Aaron Piland and Ayumi Kajikawa Piland are the fantastical magical duo known as APAK. They are a child-like husband and wife art team who live among the fury conifer giants in a little cottage on the outskirts of Portland, Oregon. They create artwork together as a way exploring the beauty, mystery, and magic of life as well as expressing their love for life and each other. They are known in particular for creating rich and colorful gouache/acrylic paintings on wood featuring the utopian lives and adventures of curious little beings living in lush fantastic environments surrounded by friendly little animals.
Bwana Spoons is an artist all the way thru the brain and into the guts. he is a painter,illustrator,and toy maker. Bwana has his works featured on just about anything imaginable, from cars, to strollers, to shoes. His artwork has been featured around the globe from his current hometown of Portland, to San Francisco, Los Angles, New York, to Japan, Spain, London, Paris, and a few parts in between. His favorite form of art these days is the installation working with wood and painting large scale murals. When Bwana isn't doing any of this you can find him running his gallery, Grass Hut Art Market or tinkering away in his self made studio in Portland Oregon.
The client list for Bwana Spoons includes- Adidas, Converse, Dakine, Dekline, Foundation, Gargamel, Hurley, Laika, Nike, Smart Car, Super 7, TAG, Vans, Warner Bros. and a small army of others.
Carson Ellis was born in 1975 in Vancouver, Canada. She was raised in suburban New York and college-educated at the University of Montana in Missoula, where she earned a BFA in Painting in 1998.

Born among the briars & brambles in backwoods of Klamath Falls, Oregon, Evan Benjamin Harris grew up with little knowledge of the bourgeois big city fine arts. So, he dove into the recesses of his own imagination and embraced the fables and folklore that fascinated him. With little to do but draw, he did exactly that. Now older, things haven’t changed much. The stories he created as a child are still present in his paintings. With diligence and hard work, Evan’s crude stick figures became the more clearly defined images you see today. With no formal art training, he creates on his own terms.
Broken boards, oil and acrylic paints, charcoal pastels, plastic resign, and melted waxes are among the mediums Evan uses. Then they are beaten, brushed, sanded, polished, and hung. Most would cringe at the idea of scratching or sanding something they spent hours upon hours painting, but that’s Evan’s favorite part - creating the appearance that this wasn’t made in the 21st century. Behind every scratch and claw mark is a story waiting to be told.

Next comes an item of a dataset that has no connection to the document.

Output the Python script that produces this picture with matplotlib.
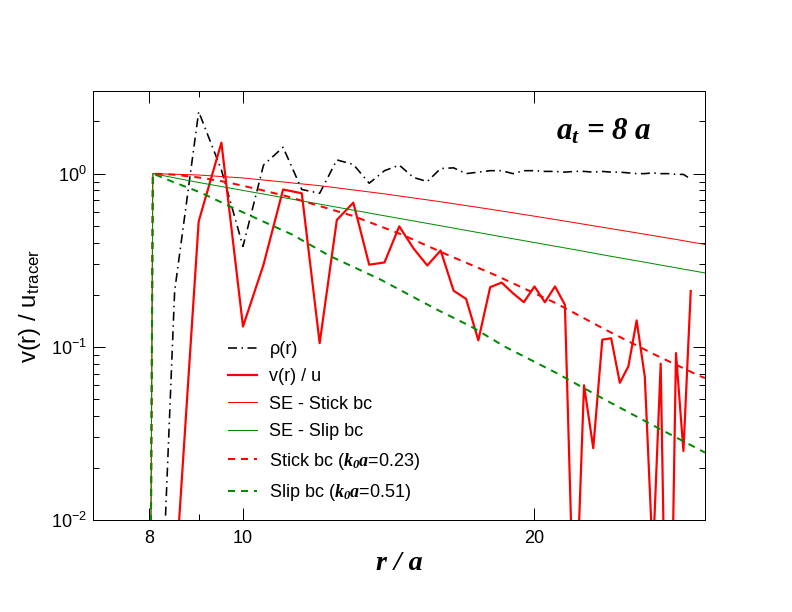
import numpy as np
import matplotlib
matplotlib.use('Agg')
from matplotlib import pyplot as plt
from matplotlib.ticker import FixedLocator, FixedFormatter, NullFormatter, LogLocator

plt.rcParams['font.family'] = ['Liberation Sans', 'DejaVu Sans']
plt.rcParams['mathtext.fontset'] = 'custom'
plt.rcParams['mathtext.it'] = 'Liberation Serif:italic:bold'
plt.rcParams['mathtext.rm'] = 'Liberation Serif:italic:bold'
plt.rcParams['mathtext.bf'] = 'Liberation Serif:bold'
plt.rcParams['lines.scale_dashes'] = False

# simulation data, r / a
r = [8.0, 8.5, 9.0, 9.5, 10.0, 10.5, 11.0, 11.5, 12.0, 12.5, 13.0, 13.5, 14.0, 14.5,
     15.0, 15.5, 16.0, 16.5, 17.0, 17.5, 18.0, 18.5, 19.0, 19.5, 20.0, 20.5, 21.0,
     21.5, 22.0, 22.5, 23.0, 23.5, 24.0, 24.5, 25.0, 25.5, 26.0, 26.5, 27.0, 27.5,
     28.0, 28.5, 29.0]
rho = [5e-5, 0.21, 2.28, 1.05, 0.38, 1.12, 1.42, 0.81, 0.77, 1.20, 1.13, 0.88, 1.04, 1.12,
       0.95, 0.90, 1.07, 1.08, 1.00, 1.02, 1.04, 1.04, 1.00, 1.04, 1.04, 1.03, 1.03,
       1.02, 1.03, 1.03, 1.02, 1.03, 1.02, 1.02, 1.01, 1.00, 1.00, 1.01, 1.00, 1.00,
       0.99, 0.99, 0.93]
v_u = [1e-4, 0.004, 0.53, 1.51, 0.131, 0.298, 0.81, 0.77, 0.105, 0.54, 0.68, 0.298, 0.307, 0.496,
       0.37, 0.295, 0.36, 0.211, 0.189, 0.109, 0.221, 0.235, 0.204, 0.181, 0.223, 0.181, 0.223,
       0.175, 0.0018, 0.060, 0.026, 0.11, 0.112, 0.062, 0.077, 0.142, 0.067, 0.006, 0.08, 0.0002,
       0.092, 0.025, 0.21]

# Stokes-Einstein curves
r_se = [8.0, 8.07, 9, 10, 12, 14, 16, 18, 20, 22, 24, 26, 28, 30]
se_stick = [1e-4, 1.0, 0.982, 0.944, 0.852, 0.764, 0.688, 0.623, 0.568, 0.521, 0.481, 0.447, 0.417, 0.39]
se_slip = [1e-4, 1.0, 0.889, 0.8, 0.667, 0.571, 0.5, 0.444, 0.4, 0.364, 0.333, 0.308, 0.286, 0.267]

# screened fits
r_stick = [8.0, 8.07, 8.47, 9.03, 9.62, 10.43, 11.1, 13.0, 14.59, 16.24, 18.15, 21.03, 23.65, 26.64, 29.6, 30]
fit_stick = [1e-4, 1.0, 0.987, 0.948, 0.893, 0.806, 0.74, 0.569, 0.445, 0.341, 0.262, 0.179, 0.126, 0.090, 0.068, 0.066]
r_slip = [8.0, 8.07, 8.45, 9.03, 9.62, 10.58, 11.23, 12.3, 13.86, 15.86, 17.2, 18.65, 21.03, 23.65, 26.64, 29.6, 30]
fit_slip = [1e-4, 1.0, 0.90, 0.78, 0.66, 0.518, 0.446, 0.334, 0.245, 0.164, 0.131, 0.10, 0.071, 0.0495, 0.0347, 0.0255, 0.0245]

red = '#ff0000'
green = '#008c00'

fig = plt.figure(figsize=(11, 8.5), dpi=72)
ax = fig.add_axes([93/792, 92/612, 612/792, 429/612])

ax.plot(r, rho, color='black', lw=1.6, dashes=(9, 4.5, 1.5, 4.5), label='ρ(r)')
ax.plot(r, v_u, color=red, lw=2.2, label='v(r) / u')
ax.plot(r_se, se_stick, color=red, lw=1.0, label='SE - Stick bc')
ax.plot(r_se, se_slip, color=green, lw=1.0, label='SE - Slip bc')
ax.plot(r_stick, fit_stick, color=red, lw=2.0, dashes=(7, 6),
        label=r'Stick bc ($k_0a$=0.23)')
ax.plot(r_slip, fit_slip, color=green, lw=2.0, dashes=(7, 6),
        label=r'Slip bc ($k_0a$=0.51)')

ax.set_xscale('log')
ax.set_yscale('log')
ax.set_xlim(7, 30)
ax.set_ylim(0.01, 3)

ax.xaxis.set_major_locator(FixedLocator([8, 10, 20]))
ax.xaxis.set_major_formatter(FixedFormatter(['8', '10', '20']))
ax.xaxis.set_minor_locator(FixedLocator([9]))
ax.xaxis.set_minor_formatter(NullFormatter())
ax.yaxis.set_major_locator(LogLocator(base=10, numticks=10))
ax.yaxis.set_minor_locator(LogLocator(base=10, subs=np.arange(2, 10), numticks=20))
ax.yaxis.set_minor_formatter(NullFormatter())

ax.tick_params(which='both', direction='in', top=True, right=True, width=1, labelsize=18)
ax.tick_params(which='major', length=12)
ax.tick_params(which='minor', length=6)
ax.tick_params(axis='x', pad=10)
ax.tick_params(axis='y', pad=6)
for s in ax.spines.values():
    s.set_linewidth(1.0)

ax.set_xlabel('r / a', fontsize=28, fontfamily='Liberation Serif', fontweight='bold',
              fontstyle='italic', labelpad=4)
ax.set_ylabel(r'v(r) / u$_{\mathdefault{tracer}}$', fontsize=24, labelpad=8)

ax.text(0.835, 0.905, r'$a_t$ = 8 $a$', transform=ax.transAxes, ha='center', va='center',
        fontsize=31, fontfamily='Liberation Serif', fontweight='bold', fontstyle='italic')

ax.legend(loc='lower left', bbox_to_anchor=(0.2, 0.01), frameon=False, fontsize=18,
          handlelength=1.6, handletextpad=0.7, labelspacing=0.58, borderpad=0.2)

plt.savefig('out.png', dpi=72)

Jeff Proctor is originally from New Hampshire and went to school for graphic design and painting at Maine College of Art. He then worked at JDK Design Studio and Rogues Gallery. In 2006 He moved to Oregon to work for Nike Skateboarding. Proctor went freelance in 2008 while shifting his focus to illustration and has done work for clients including Nike, Burton Snowboards, Manik Skateboards, Anon, Nixon, Zoo York, Gatorade, The Black Keys, and Mogwai.
Kate Bingaman Burt is an illustrator and educator. She has been making work about consumption since 2002, teaching since 2004 and drawing until her hand cramps since 2006. Her first book, Obsessive Consumption: What Did You Buy Today?, was published by Princeton Architectural Press in 2010. She lives in Portland, Oregon, where, along with being an Assistant Professor and the co-program coordinator of Graphic Design at Portland State University, she also makes piles of work about consumerism: zines! pillows! dresses! drawings! paper chains! photos!

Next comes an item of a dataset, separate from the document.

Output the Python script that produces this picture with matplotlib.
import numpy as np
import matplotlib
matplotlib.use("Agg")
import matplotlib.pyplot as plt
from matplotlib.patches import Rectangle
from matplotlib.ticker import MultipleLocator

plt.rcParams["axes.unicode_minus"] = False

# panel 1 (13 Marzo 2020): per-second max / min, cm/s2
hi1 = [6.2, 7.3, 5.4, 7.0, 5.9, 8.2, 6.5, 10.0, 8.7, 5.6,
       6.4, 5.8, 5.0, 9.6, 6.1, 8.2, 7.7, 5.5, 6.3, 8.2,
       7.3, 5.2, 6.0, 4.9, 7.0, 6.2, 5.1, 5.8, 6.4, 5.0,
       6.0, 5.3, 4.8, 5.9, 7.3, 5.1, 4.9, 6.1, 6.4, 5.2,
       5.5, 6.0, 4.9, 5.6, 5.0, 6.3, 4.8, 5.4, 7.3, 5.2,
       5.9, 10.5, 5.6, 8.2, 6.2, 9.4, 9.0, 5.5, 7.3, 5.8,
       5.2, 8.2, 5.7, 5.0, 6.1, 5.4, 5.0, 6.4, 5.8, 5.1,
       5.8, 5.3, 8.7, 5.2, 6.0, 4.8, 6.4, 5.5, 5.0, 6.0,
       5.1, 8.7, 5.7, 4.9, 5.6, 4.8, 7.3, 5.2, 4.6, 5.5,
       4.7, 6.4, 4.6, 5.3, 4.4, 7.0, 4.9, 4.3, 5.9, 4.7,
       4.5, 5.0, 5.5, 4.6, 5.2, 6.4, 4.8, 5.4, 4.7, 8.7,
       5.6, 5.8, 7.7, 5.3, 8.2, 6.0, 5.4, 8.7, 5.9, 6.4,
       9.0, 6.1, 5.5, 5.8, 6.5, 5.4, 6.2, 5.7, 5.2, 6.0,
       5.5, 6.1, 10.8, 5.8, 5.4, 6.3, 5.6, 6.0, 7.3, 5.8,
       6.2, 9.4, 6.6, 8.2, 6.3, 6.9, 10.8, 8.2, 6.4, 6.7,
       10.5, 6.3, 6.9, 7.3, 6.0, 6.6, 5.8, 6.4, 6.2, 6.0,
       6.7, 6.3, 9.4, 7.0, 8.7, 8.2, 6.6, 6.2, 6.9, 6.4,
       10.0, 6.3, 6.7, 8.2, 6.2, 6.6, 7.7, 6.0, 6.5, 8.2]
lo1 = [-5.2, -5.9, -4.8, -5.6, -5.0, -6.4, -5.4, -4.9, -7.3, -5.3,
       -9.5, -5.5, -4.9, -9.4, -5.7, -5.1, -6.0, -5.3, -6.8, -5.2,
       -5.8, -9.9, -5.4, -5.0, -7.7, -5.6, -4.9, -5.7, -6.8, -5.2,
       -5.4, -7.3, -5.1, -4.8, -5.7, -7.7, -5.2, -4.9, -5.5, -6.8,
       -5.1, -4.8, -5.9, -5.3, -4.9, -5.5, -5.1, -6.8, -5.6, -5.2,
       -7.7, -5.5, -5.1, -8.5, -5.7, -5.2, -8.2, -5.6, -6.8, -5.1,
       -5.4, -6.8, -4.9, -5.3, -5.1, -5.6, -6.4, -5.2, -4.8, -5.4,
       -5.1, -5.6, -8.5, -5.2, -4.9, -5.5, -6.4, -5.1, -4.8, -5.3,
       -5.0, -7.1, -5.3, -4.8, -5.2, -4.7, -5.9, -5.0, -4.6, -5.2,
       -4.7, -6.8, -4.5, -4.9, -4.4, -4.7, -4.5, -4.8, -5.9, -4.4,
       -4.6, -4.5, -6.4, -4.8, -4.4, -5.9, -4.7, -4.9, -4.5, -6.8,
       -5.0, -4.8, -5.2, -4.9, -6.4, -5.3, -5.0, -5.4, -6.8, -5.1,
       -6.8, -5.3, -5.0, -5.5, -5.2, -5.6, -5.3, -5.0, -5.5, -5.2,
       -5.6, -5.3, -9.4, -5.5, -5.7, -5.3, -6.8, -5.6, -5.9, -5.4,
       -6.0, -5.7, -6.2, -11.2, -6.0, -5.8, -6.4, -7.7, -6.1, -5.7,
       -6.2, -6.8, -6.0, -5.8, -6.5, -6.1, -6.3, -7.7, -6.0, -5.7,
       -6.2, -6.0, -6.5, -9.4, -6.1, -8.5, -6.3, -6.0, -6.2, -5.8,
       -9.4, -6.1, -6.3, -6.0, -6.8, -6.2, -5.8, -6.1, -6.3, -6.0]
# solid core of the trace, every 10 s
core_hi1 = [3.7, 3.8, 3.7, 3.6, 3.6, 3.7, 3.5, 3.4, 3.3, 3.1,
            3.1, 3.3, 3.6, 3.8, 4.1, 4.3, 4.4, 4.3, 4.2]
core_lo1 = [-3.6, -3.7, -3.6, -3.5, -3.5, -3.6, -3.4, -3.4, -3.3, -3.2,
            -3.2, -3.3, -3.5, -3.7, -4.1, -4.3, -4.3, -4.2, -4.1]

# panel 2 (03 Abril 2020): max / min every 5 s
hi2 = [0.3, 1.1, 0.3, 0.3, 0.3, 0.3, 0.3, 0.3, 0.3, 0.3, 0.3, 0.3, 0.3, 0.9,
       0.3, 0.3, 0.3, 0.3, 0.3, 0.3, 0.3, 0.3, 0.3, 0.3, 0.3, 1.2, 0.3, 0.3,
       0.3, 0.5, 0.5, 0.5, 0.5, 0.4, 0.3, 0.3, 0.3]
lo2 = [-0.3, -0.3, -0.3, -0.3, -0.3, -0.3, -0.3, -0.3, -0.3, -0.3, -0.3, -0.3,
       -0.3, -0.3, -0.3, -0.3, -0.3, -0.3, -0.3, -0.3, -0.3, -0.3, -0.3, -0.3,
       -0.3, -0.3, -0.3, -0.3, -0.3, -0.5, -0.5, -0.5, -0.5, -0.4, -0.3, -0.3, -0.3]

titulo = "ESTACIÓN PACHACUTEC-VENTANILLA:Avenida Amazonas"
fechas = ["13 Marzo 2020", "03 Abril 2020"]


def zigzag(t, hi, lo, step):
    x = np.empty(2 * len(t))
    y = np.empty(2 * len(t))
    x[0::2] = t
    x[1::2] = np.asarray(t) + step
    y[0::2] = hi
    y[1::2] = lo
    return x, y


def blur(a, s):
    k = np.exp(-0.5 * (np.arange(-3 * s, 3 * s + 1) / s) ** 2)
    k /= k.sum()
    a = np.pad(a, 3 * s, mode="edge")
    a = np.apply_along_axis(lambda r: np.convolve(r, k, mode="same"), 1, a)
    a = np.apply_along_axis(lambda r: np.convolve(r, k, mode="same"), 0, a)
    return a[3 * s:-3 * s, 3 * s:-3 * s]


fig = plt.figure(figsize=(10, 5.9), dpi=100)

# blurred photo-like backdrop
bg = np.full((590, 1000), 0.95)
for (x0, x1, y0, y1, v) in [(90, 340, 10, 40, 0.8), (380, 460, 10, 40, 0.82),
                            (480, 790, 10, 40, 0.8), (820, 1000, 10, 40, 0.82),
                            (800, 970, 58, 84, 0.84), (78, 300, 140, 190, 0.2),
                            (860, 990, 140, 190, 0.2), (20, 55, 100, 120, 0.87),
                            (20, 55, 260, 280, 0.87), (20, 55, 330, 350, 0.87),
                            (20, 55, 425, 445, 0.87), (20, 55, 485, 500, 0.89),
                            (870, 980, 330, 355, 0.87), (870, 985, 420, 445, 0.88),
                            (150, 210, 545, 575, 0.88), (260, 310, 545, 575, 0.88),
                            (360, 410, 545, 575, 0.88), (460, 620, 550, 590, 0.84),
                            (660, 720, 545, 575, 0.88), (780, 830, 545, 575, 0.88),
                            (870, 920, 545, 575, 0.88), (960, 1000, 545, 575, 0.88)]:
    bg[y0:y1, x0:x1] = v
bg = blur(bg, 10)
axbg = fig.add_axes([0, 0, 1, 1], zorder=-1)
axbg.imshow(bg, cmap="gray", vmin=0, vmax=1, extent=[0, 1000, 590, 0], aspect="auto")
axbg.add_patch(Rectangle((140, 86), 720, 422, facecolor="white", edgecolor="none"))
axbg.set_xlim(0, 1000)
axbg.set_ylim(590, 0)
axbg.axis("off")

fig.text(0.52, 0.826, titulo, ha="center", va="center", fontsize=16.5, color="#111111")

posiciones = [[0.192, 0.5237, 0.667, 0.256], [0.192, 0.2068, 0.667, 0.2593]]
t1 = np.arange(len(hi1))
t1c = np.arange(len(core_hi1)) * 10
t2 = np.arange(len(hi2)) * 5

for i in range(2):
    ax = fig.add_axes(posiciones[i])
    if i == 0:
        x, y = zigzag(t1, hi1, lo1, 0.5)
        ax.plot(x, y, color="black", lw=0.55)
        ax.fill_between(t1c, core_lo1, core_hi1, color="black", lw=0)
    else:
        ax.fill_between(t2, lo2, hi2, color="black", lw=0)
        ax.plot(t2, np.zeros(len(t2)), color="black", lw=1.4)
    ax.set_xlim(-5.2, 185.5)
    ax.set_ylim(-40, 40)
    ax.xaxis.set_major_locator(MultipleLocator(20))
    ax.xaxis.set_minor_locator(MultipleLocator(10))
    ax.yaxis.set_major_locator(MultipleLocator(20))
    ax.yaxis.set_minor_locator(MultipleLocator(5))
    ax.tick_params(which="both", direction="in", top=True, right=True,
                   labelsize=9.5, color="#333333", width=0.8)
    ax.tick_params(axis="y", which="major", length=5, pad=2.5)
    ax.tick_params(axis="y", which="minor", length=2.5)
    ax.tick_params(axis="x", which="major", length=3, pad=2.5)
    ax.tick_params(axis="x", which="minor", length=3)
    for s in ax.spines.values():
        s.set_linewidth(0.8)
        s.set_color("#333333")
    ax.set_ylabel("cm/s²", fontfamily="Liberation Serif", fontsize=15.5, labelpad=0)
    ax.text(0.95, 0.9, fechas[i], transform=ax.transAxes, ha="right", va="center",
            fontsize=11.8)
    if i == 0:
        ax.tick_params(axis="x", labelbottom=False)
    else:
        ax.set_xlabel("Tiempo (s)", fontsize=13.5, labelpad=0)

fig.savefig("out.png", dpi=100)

Martin Ontiveros is part Wizard, part Warrior, and part Werewolf. A Crazy-whisperer. Metalhead. An unstoppable force. He lives, works, conjures, battles, and transforms in Portland, OR
I'm a comics inspired gentleman surrounded by toys and Chewbacca masks. I like drawing sharks and animals and creatures and daredevils and superheroes. Sometimes I combine all of them - sometimes they are on their own - it really depends on my mood.

Ryan Bubnis’ clean yet chaotic style has been described as “urban folk.” Through his paintings, installations and design work, he comments on themes relating to the human condition. Vibrant, abstracted shapes and faces radiate joy and optimism while they float in and out of rich, multi-layered realms. Working intuitively he incorporates a range of mediums that include found objects, paper, wood, canvas, spray paint, acrylics, cel vinyl, sandpaper, pencil and India ink. He draws inspiration from life, graffiti, Saturday morning cartoons and outsider art from a variety of cultures. Born in California in 1975, he received his BFA in illustration from the Pacific Northwest College of Art where he now teaches a professional practices course to undergraduate students. His work has been shown extensively throughout the US, UK, Taiwan and Canada. He has been featured in publications such as Nintendo Power, Clout, Vapors and Juxtapoz magazines. Some of his clients include Kidrobot, Nike, Imperial Motion, Aleph Zero, The Portland Mercury, Willamette Week, Seattle Weekly, Hasbro, Threadless, Uncommon and 20th Century Fox. He currently resides in Portland, Oregon.